La version PAL dispose de quelques camouflages supplémentaires.
Si c'est la question de la durée de vie qui vous préoccupe, sachez qu'elle est dans la lignée de ses prédécesseurs, avec divers modes de difficulté à débloquer. De plus, un mode propre à la version européenne vous proposera de combattre tous les boss de l'aventure principale. N'oublions pas non plus le mode Serpent Contre Singe qui vous proposera de capturer les singes d'Ape Escape en parcourant plusieurs niveaux fermés issus du mode Scénario. Un petit plus bien marrant, sans être captivant. Enfin, MGS 3 est un jeu qui se termine plusieurs fois en choisissant plusieurs techniques d'approche ou tout simplement pour bien saisir toutes les nuances du scénario, les vérités cachées dans les dialogues étant légion.

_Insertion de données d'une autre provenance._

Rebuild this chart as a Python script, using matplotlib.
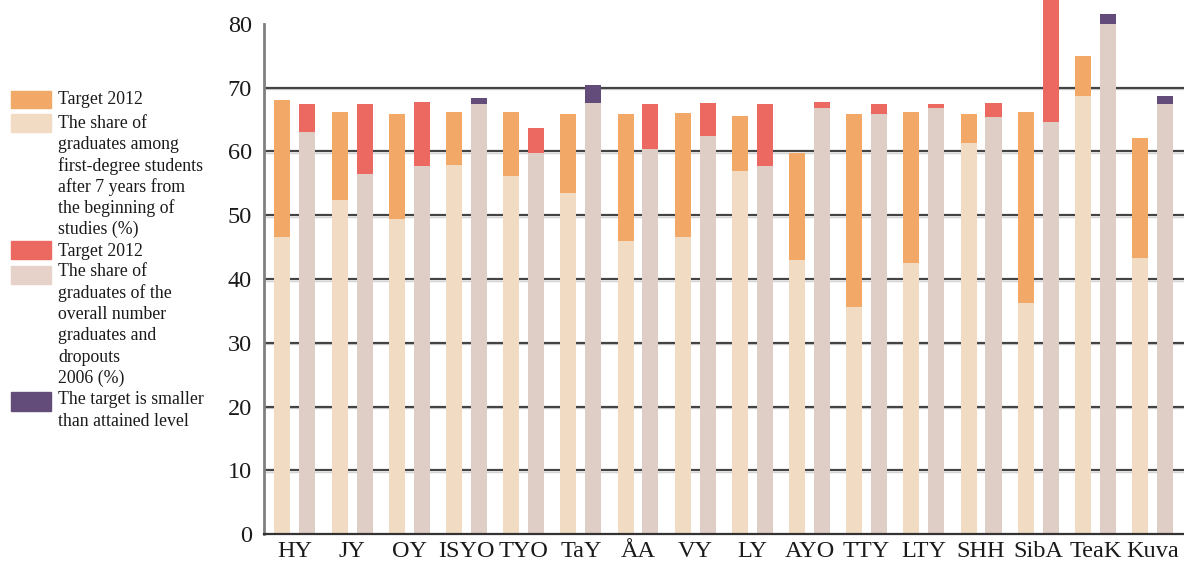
import matplotlib
matplotlib.use("Agg")
import matplotlib.pyplot as plt
from matplotlib.patches import Rectangle
import numpy as np

plt.rcParams['font.family'] = ['Liberation Serif', 'DejaVu Serif']

# Institutions
categories = ["HY", "JY", "OY", "ISYO", "TYO", "TaY", "ÅA", "VY", "LY",
              "AYO", "TTY", "LTY", "SHH", "SibA", "TeaK", "Kuva"]

# Graduates among first-degree students after 7 years (%) and 2012 target
share_7yr = [46.6, 52.4, 49.4, 57.9, 56.2, 53.5, 45.9, 46.6, 56.9,
             43.0, 35.6, 42.5, 61.3, 36.3, 68.7, 43.3]
target_7yr = [68.1, 66.2, 65.9, 66.2, 66.2, 65.9, 65.9, 66.0, 65.6,
              59.8, 65.9, 66.2, 65.9, 66.2, 75.0, 62.1]

# Graduates of all graduates and dropouts 2006 (%) and 2012 target
share_all = [63.1, 56.4, 57.7, 68.4, 59.8, 70.4, 60.4, 62.4, 57.7,
             66.8, 65.8, 66.8, 65.4, 64.6, 81.6, 68.7]
target_all = [67.4, 67.4, 67.8, 67.4, 63.7, 67.6, 67.4, 67.6, 67.4,
              67.8, 67.4, 67.4, 67.6, 86.0, 80.0, 67.4]

yticks = [0, 10, 20, 30, 40, 50, 60, 70, 80]

C_TARGET1 = "#F2A866"
C_SHARE1 = "#F2DBC3"
C_TARGET2 = "#EC6962"
C_SHARE2 = "#DFCEC6"
C_BELOW = "#634C79"

fig = plt.figure(figsize=(11.84, 5.62), dpi=100)
ax = fig.add_axes([263.5 / 1184, 1 - 534.3 / 562, 1 - 263.5 / 1184, (534.3 - 23.9) / 562])

x = np.arange(len(categories))
w = 0.28
off = 0.218


def stacked(xpos, share, target, c_share, c_up):
    share = np.asarray(share)
    target = np.asarray(target)
    lo = np.minimum(share, target)
    hi = np.maximum(share, target)
    ax.bar(xpos, lo, width=w, color=c_share, zorder=3, clip_on=False)
    colors = [c_up if t > s else C_BELOW for s, t in zip(share, target)]
    ax.bar(xpos, hi - lo, bottom=lo, width=w, color=colors, zorder=3, clip_on=False)


stacked(x - off, share_7yr, target_7yr, C_SHARE1, C_TARGET1)
stacked(x + off, share_all, target_all, C_SHARE2, C_TARGET2)

# Horizontal grid (no line at the top value)
for yv in yticks[1:-1]:
    ax.axhline(yv - 0.22, color="#d4d4d4", lw=1.0, zorder=1)
    ax.axhline(yv, color="#444444", lw=1.6, zorder=2)

ax.set_xlim(-0.55, 15.55)
ax.set_ylim(0, 80)
ax.set_yticks(yticks)
ax.set_xticks(x)
ax.set_xticklabels(categories)
ax.tick_params(axis='both', length=0, labelsize=17.5, colors="#1a1a1a")
ax.tick_params(axis='y', pad=8.5)
ax.tick_params(axis='x', pad=5)

for s in ("top", "right"):
    ax.spines[s].set_visible(False)
ax.spines["left"].set_color("#808080")
ax.spines["left"].set_linewidth(2)
ax.spines["bottom"].set_color("#333333")
ax.spines["bottom"].set_linewidth(1.6)
ax.spines["bottom"].set_zorder(4)

# Legend drawn by hand on the left
H = 562.0
W = 1184.0


def swatch(y0, y1, color):
    fig.patches.append(Rectangle((11 / W, 1 - y1 / H), 40 / W, (y1 - y0) / H,
                                 transform=fig.transFigure, color=color))


def lines(y_first, texts, step=21.3):
    for k, t in enumerate(texts):
        fig.text(58 / W, 1 - (y_first + k * step) / H, t, fontsize=12.8,
                 va="center", ha="left", color="#1a1a1a")


swatch(91, 108, C_TARGET1)
lines(100, ["Target 2012"])
swatch(114, 132, C_SHARE1)
lines(123, ["The share of", "graduates among", "first-degree students",
            "after 7 years from", "the beginning of", "studies (%)"])
swatch(241, 259, C_TARGET2)
lines(251, ["Target 2012"])
swatch(266, 284, "#E6D2C9")
lines(272, ["The share of", "graduates of the", "overall number",
            "graduates and", "dropouts", "2006 (%)"])
swatch(392, 411, C_BELOW)
lines(400, ["The target is smaller", "than attained level"])

fig.savefig("out.png", dpi=100)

Les explosions donnent souvent lieu à des effets spéciaux fort réussis.
Metal Gear Solid 3 fait partie de cette catégorie très rare de titres qui alpaguent le joueur du début à la fin sans lui laisser le temps de souffler. Snake Eater comporte bien quelques petits défauts d'ordre technique mais comment rester de marbre devant un tel chef-d'oeuvre ? Une mise en scène inventive, un scénario diaboliquement génial, des personnages charismatiques, un gameplay profitant de multiples innovations et le fait de faire naître en nous une attente insupportable jusqu'au prochain épisode qu'on espère aussi bon : MGS 3, c'est tout cela. Kojima a créé un mythe et si il continue à le chérir avec autant d'affection, Snake est destiné à errer dans les cieux pendant très longtemps. La fin d'une trilogie, la promesse d'entendre à nouveau les sifflements du serpent et l'espoir d'être à nouveau hypnotisé.